→ **Prompt**: Out of the lines in this data, how many include "React"? Give the number and nothing else.

--- Begin ---

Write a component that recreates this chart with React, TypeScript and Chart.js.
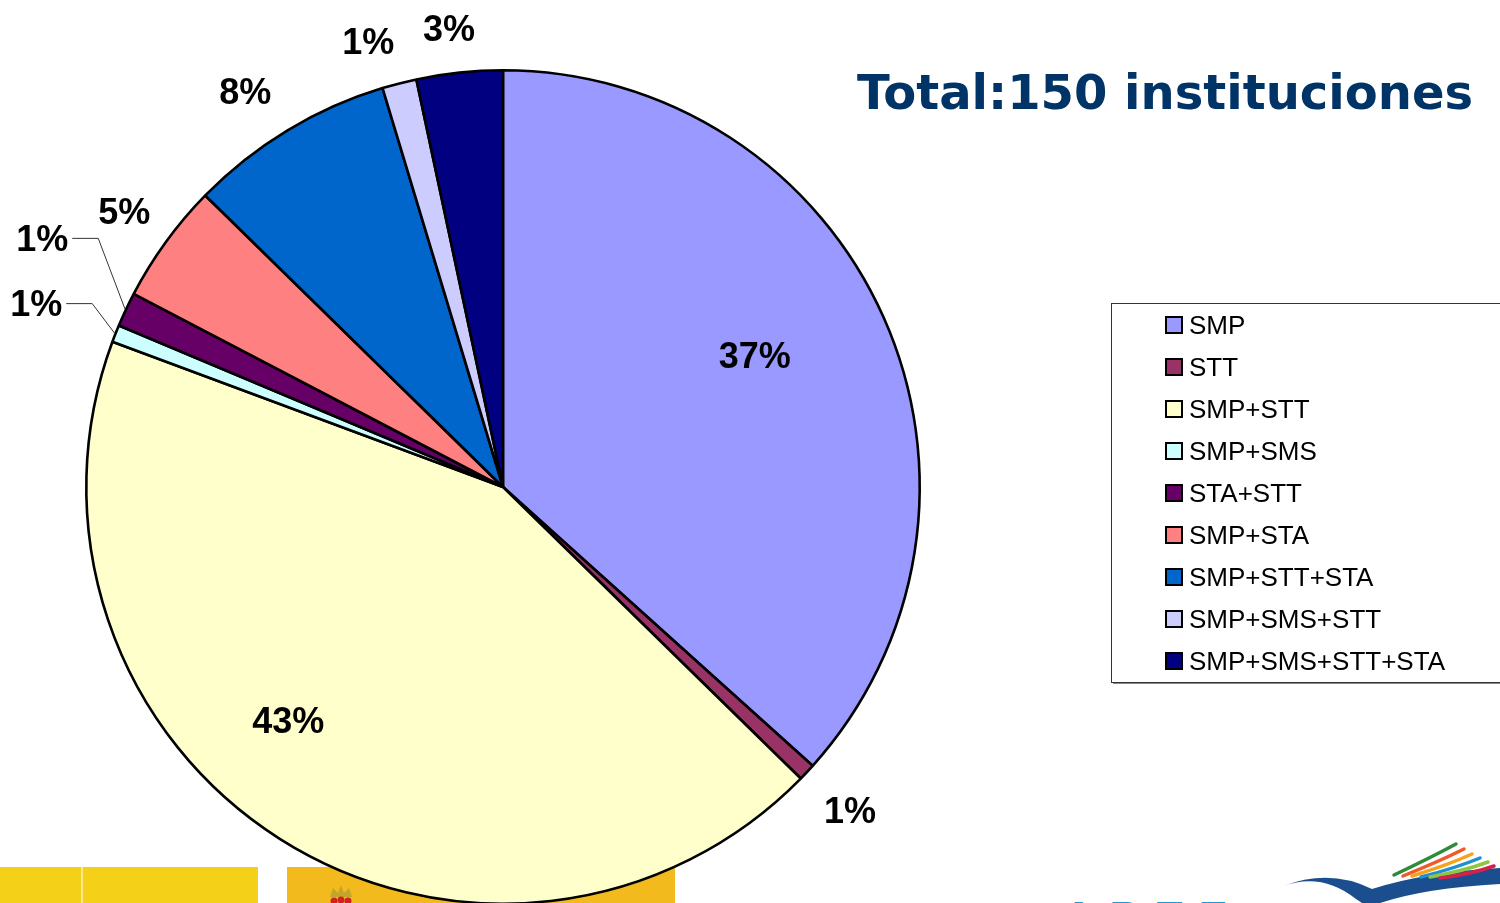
import React, { useEffect, useRef } from "react";
import { Chart, registerables } from "chart.js";

Chart.register(...registerables);

// ---- data ----
const categories = [
  "SMP",
  "STT",
  "SMP+STT",
  "SMP+SMS",
  "STA+STT",
  "SMP+STA",
  "SMP+STT+STA",
  "SMP+SMS+STT",
  "SMP+SMS+STT+STA",
];
const institutionCounts = [55, 1, 65, 1, 2, 7, 12, 2, 5];
const sliceColors = [
  "#9999FF",
  "#993366",
  "#FFFFCC",
  "#CCFFFF",
  "#660066",
  "#FF8080",
  "#0066CC",
  "#CCCCFF",
  "#000080",
];
const titleText = "Total:150 instituciones";

// ---- label placement (relative to each slice) ----
const labelRadiusFactor = [0.682, 1.137, 0.76, 1.204, 1.257, 1.125, 1.133, 1.118, 1.11];
const labelAngleShiftDeg = [-3.6, -0.3, 10.3, -0.1, 3.2, 0.1, -1.9, -2.4, -0.7];
const labelHasLeader = [false, false, false, true, true, false, false, false, false];

const CANVAS_W = 1500;
const CANVAS_H = 1000;

const overlayPlugin = {
  id: "overlay",
  afterDatasetsDraw(chart: any) {
    const ctx: CanvasRenderingContext2D = chart.ctx;
    const meta = chart.getDatasetMeta(0);
    const data: number[] = chart.data.datasets[0].data;
    const total = data.reduce((a, b) => a + b, 0);

    // percentage labels
    ctx.save();
    ctx.font = "bold 36px 'Liberation Sans', Arial, sans-serif";
    ctx.fillStyle = "#000";
    ctx.textAlign = "center";
    ctx.textBaseline = "alphabetic";
    meta.data.forEach((arc: any, i: number) => {
      const { x, y, startAngle, endAngle, outerRadius } = arc.getProps(
        ["x", "y", "startAngle", "endAngle", "outerRadius"],
        true
      );
      const mid = (startAngle + endAngle) / 2;
      const ang = mid + (labelAngleShiftDeg[i] * Math.PI) / 180;
      const r = outerRadius * labelRadiusFactor[i];
      const lx = x + r * Math.cos(ang);
      const ly = y + r * Math.sin(ang);
      const txt = Math.round((data[i] / total) * 100) + "%";
      ctx.fillText(txt, lx, ly + 13);
      if (labelHasLeader[i]) {
        const w = ctx.measureText(txt).width;
        const sx = lx + w / 2 + 4;
        const ex = x + (outerRadius + 1) * Math.cos(mid);
        const ey = y + (outerRadius + 1) * Math.sin(mid);
        ctx.save();
        ctx.strokeStyle = "#333";
        ctx.lineWidth = 1;
        ctx.beginPath();
        ctx.moveTo(sx, ly + 0.5);
        ctx.lineTo(sx + 26, ly + 0.5);
        ctx.lineTo(ex, ey);
        ctx.stroke();
        ctx.restore();
      }
    });
    ctx.restore();

    // legend box
    ctx.save();
    const bx = 1111;
    const by = 303;
    const bh = 379;
    ctx.fillStyle = "#fff";
    ctx.fillRect(bx, by, 420, bh);
    ctx.strokeStyle = "#333";
    ctx.lineWidth = 1;
    ctx.strokeRect(bx + 0.5, by + 0.5, 420, bh);
    ctx.strokeStyle = "#888";
    ctx.beginPath();
    ctx.moveTo(bx + 2, by + bh + 1.5);
    ctx.lineTo(CANVAS_W, by + bh + 1.5);
    ctx.stroke();
    ctx.font = "26px 'Liberation Sans', Arial, sans-serif";
    ctx.textAlign = "left";
    ctx.textBaseline = "alphabetic";
    chart.data.labels.forEach((lab: string, i: number) => {
      const cy = 325 + i * 42;
      ctx.fillStyle = sliceColors[i];
      ctx.fillRect(1166, cy - 8, 16, 16);
      ctx.strokeStyle = "#000";
      ctx.lineWidth = 2;
      ctx.strokeRect(1166, cy - 8, 16, 16);
      ctx.fillStyle = "#000";
      ctx.fillText(lab, 1189, cy + 9);
    });
    ctx.restore();

    // title
    ctx.save();
    ctx.font = "bold 48px 'DejaVu Sans', Verdana, sans-serif";
    ctx.fillStyle = "#003366";
    ctx.textAlign = "right";
    ctx.textBaseline = "alphabetic";
    ctx.fillText(titleText, 1473, 109);
    ctx.restore();
  },
};

function PieChart() {
  const ref = useRef<HTMLCanvasElement | null>(null);
  useEffect(() => {
    if (!ref.current) return;
    const chart = new Chart(ref.current, {
      type: "pie",
      data: {
        labels: categories,
        datasets: [
          {
            data: institutionCounts,
            backgroundColor: sliceColors,
            borderColor: "#000",
            borderWidth: 2.6,
          },
        ],
      },
      options: {
        responsive: false,
        animation: false,
        devicePixelRatio: 1,
        layout: { padding: { left: 85, top: 69, right: 579, bottom: 95 } },
        plugins: {
          legend: { display: false },
          tooltip: { enabled: false },
          title: { display: false },
        },
      },
      plugins: [overlayPlugin],
    });
    return () => chart.destroy();
  }, []);
  return (
    <canvas
      ref={ref}
      width={CANVAS_W}
      height={CANVAS_H}
      style={{ position: "absolute", left: 0, top: 0, width: CANVAS_W, height: CANVAS_H }}
    />
  );
}

export default function App() {
  return (
    <div
      style={{
        position: "absolute",
        left: 0,
        top: 0,
        width: 1500,
        height: 903,
        overflow: "hidden",
        background: "#fff",
      }}
    >
      {/* bottom decorations (behind the chart) */}
      <div style={{ position: "absolute", left: 0, top: 867, width: 258, height: 40, background: "#F5D018" }} />
      <div style={{ position: "absolute", left: 81, top: 867, width: 2, height: 40, background: "#FBE890" }} />
      <div style={{ position: "absolute", left: 287, top: 867, width: 388, height: 40, background: "#F2BA1D" }} />
      <svg
        width={1500}
        height={903}
        style={{ position: "absolute", left: 0, top: 0 }}
      >
        <g>
          <path d="M330,897 L333,888 L338,893 L341,885 L344,893 L349,888 L352,897 Z" fill="#B8A030" opacity={0.8} />
          <circle cx={334} cy={901} r={3.5} fill="#D42020" />
          <circle cx={341} cy={900} r={3.5} fill="#D42020" />
          <circle cx={348} cy={901} r={3.5} fill="#D42020" />
        </g>
        <text
          x={1062}
          y={934}
          fontSize={46}
          fontWeight="bold"
          fontFamily="'Liberation Sans', Arial, sans-serif"
          fill="#1E9AD8"
          letterSpacing={14}
        >
          APEF
        </text>
        <path
          d="M1283,886 Q1322,872 1356,899 L1362,903 L1380,903 Q1425,888 1500,884 L1500,868 Q1425,872 1372,889 Q1330,868 1283,886 Z"
          fill="#1B4E8E"
        />
        <g strokeWidth={3.5} strokeLinecap="round" fill="none">
          <path d="M1394,875 Q1430,858 1456,844" stroke="#2E8B3A" />
          <path d="M1403,876 Q1440,861 1464,849" stroke="#F05A28" />
          <path d="M1412,876 Q1448,865 1472,854" stroke="#F7A21B" />
          <path d="M1421,877 Q1456,868 1480,858" stroke="#1E90D0" />
          <path d="M1430,877 Q1464,871 1488,862" stroke="#8DC63F" />
          <path d="M1440,878 Q1472,874 1494,866" stroke="#D6204C" />
        </g>
      </svg>
      <PieChart />
    </div>
  );
}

--- End ---

→ **Expected output**: 2